Spontaneous regression and involution of nodular fasciitis in response to steroid injections have been reported 19.

Observation

Several studies have shown that an accurate diagnosis of nodular fasciitis can be made with a good clinical history and ctyology from FNAC. These studies have demonstrated spontaneous resolution of nodular fasciitis with a median period of 2 weeks and up to 16 weeks following FNAC. When there is an atypical clinical course, long duration of symptoms, lack of resolution within 4 weeks of diagnosis, or irregular cytologic results with FNAC, excisional biopsy is necessary to rule out other diseases.

The risk of incorrect diagnosis and the existence of a potentially more life-threatening lesion may encourage excisional biopsy over observation alone as the diagnostic and therapeutic modality. While FNAC-based diagnosis is quite recent, histologic diagnosis of nodular fasciitis has been the mainstay since it was first reported.

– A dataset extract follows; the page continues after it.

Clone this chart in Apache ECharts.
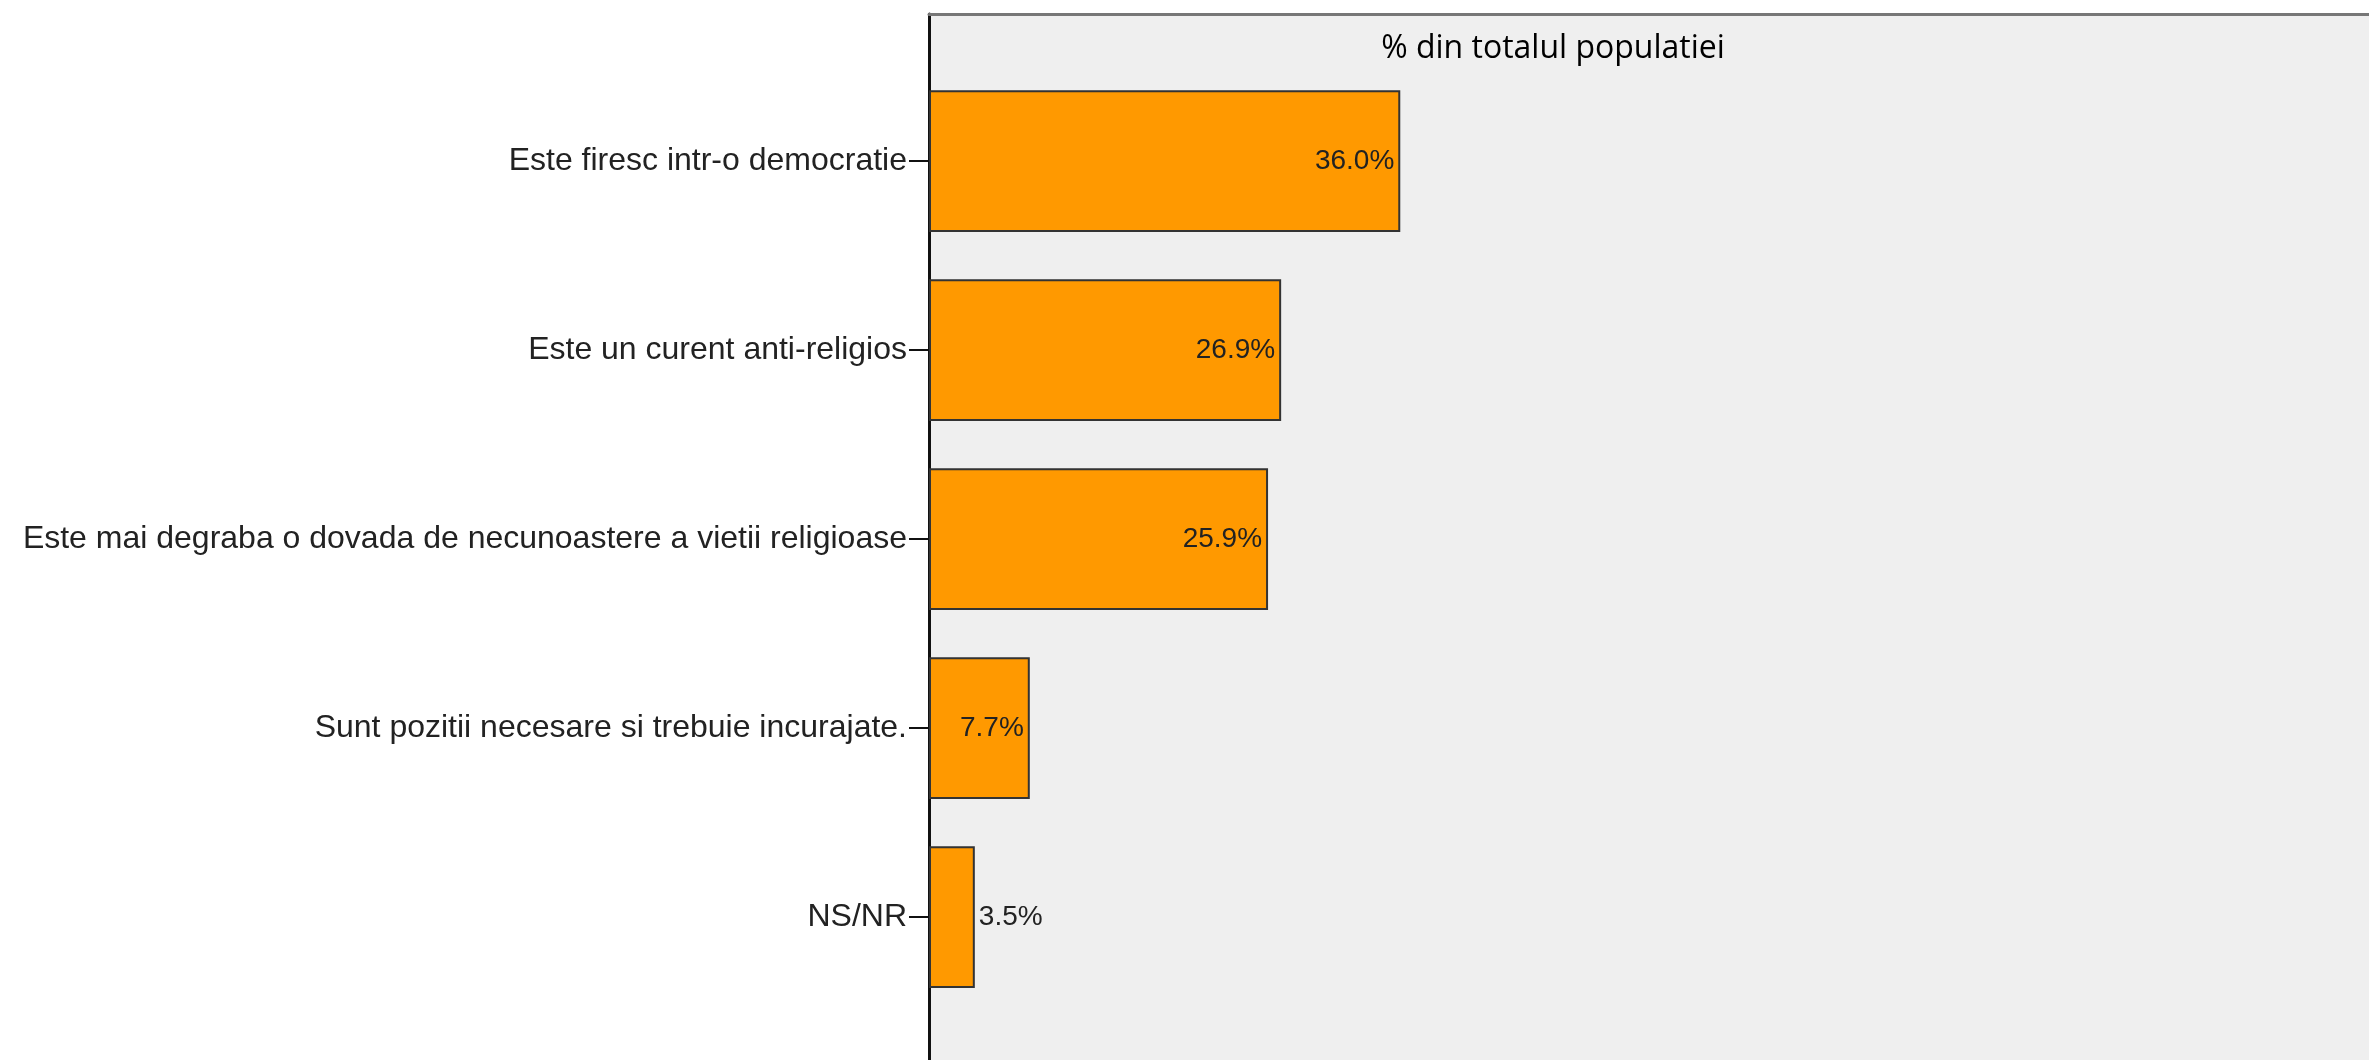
<!DOCTYPE html>
<html>
<head>
<meta charset="utf-8">
<script src="https://cdn.jsdelivr.net/npm/echarts@6/dist/echarts.min.js"></script>
<style>
html,body{margin:0;padding:0;background:#fff;}
#main{width:2369px;height:1060px;}
</style>
</head>
<body>
<div id="main"></div>
<script>
const categories = [
  'Este firesc intr-o democratie',
  'Este un curent anti-religios',
  'Este mai degraba o dovada de necunoastere a vietii religioase',
  'Sunt pozitii necesare si trebuie incurajate.',
  'NS/NR'
];
const values = [36.0, 26.9, 25.9, 7.7, 3.5];
const titleText = '% din totalul populatiei';

const chart = echarts.init(document.getElementById('main'));
const option = {
  backgroundColor: '#ffffff',
  animation: false,
  title: {
    text: titleText,
    left: 1548,
    top: 28,
    textAlign: 'center',
    textStyle: {fontFamily: 'Open Sans', fontWeight: 'normal', fontSize: 32, color: '#000'}
  },
  grid: [
    {left: 929, top: 14, right: 0, bottom: 0, show: true,
     backgroundColor: '#efefef', borderWidth: 0},
    {left: 929, top: 66.5, right: 0, bottom: 48.5}
  ],
  xAxis: [
    {gridIndex: 0, type: 'value', position: 'top',
     axisLine: {show: true, onZero: false, lineStyle: {color: '#777777', width: 3}},
     axisTick: {show: false}, axisLabel: {show: false}, splitLine: {show: false}},
    {gridIndex: 1, type: 'value', min: 0, max: 110, show: false}
  ],
  yAxis: [
    {gridIndex: 0, type: 'value', axisLine: {show: true, onZero: false, lineStyle: {color: '#111', width: 3}},
     axisTick: {show: false}, axisLabel: {show: false}, splitLine: {show: false}},
    {gridIndex: 1, type: 'category', data: categories, inverse: true,
     axisLine: {show: false},
     axisTick: {show: true, length: 20, alignWithLabel: true, lineStyle: {color: '#111', width: 2}},
     axisLabel: {margin: 22, fontFamily: 'Liberation Sans', fontSize: 32, color: '#222'},
     splitLine: {show: false}}
  ],
  series: [{
    type: 'bar',
    xAxisIndex: 1,
    yAxisIndex: 1,
    barCategoryGap: '25%',
    data: values.map(v => ({
      value: v,
      label: v < 5 ? {position: 'right', distance: 4} : {position: 'insideRight', distance: 6}
    })),
    itemStyle: {color: '#ff9900', borderColor: '#333', borderWidth: 2},
    label: {
      show: true,
      formatter: p => p.value.toFixed(1) + '%',
      fontFamily: 'Liberation Sans',
      fontSize: 28,
      color: '#222'
    }
  }]
};
chart.setOption(option);
</script>
</body>
</html>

Intralesional corticosteroids

One case report of a 5-cm, ill-defined, subcutaneous nodule located on the volar aspect of the right forearm of a 37-year-old female was biopsied for diagnosis. Complete excision of the nodule was too difficult based on its size and infiltration into surrounding soft tissue. Conservative therapy with intralesional injection of corticosteroids demonstrated complete resolution of the lesion within 36 hours of follow-up 32. Other case studies have also shown regression and eventual resolution with the use of intralesional corticosteroid injections.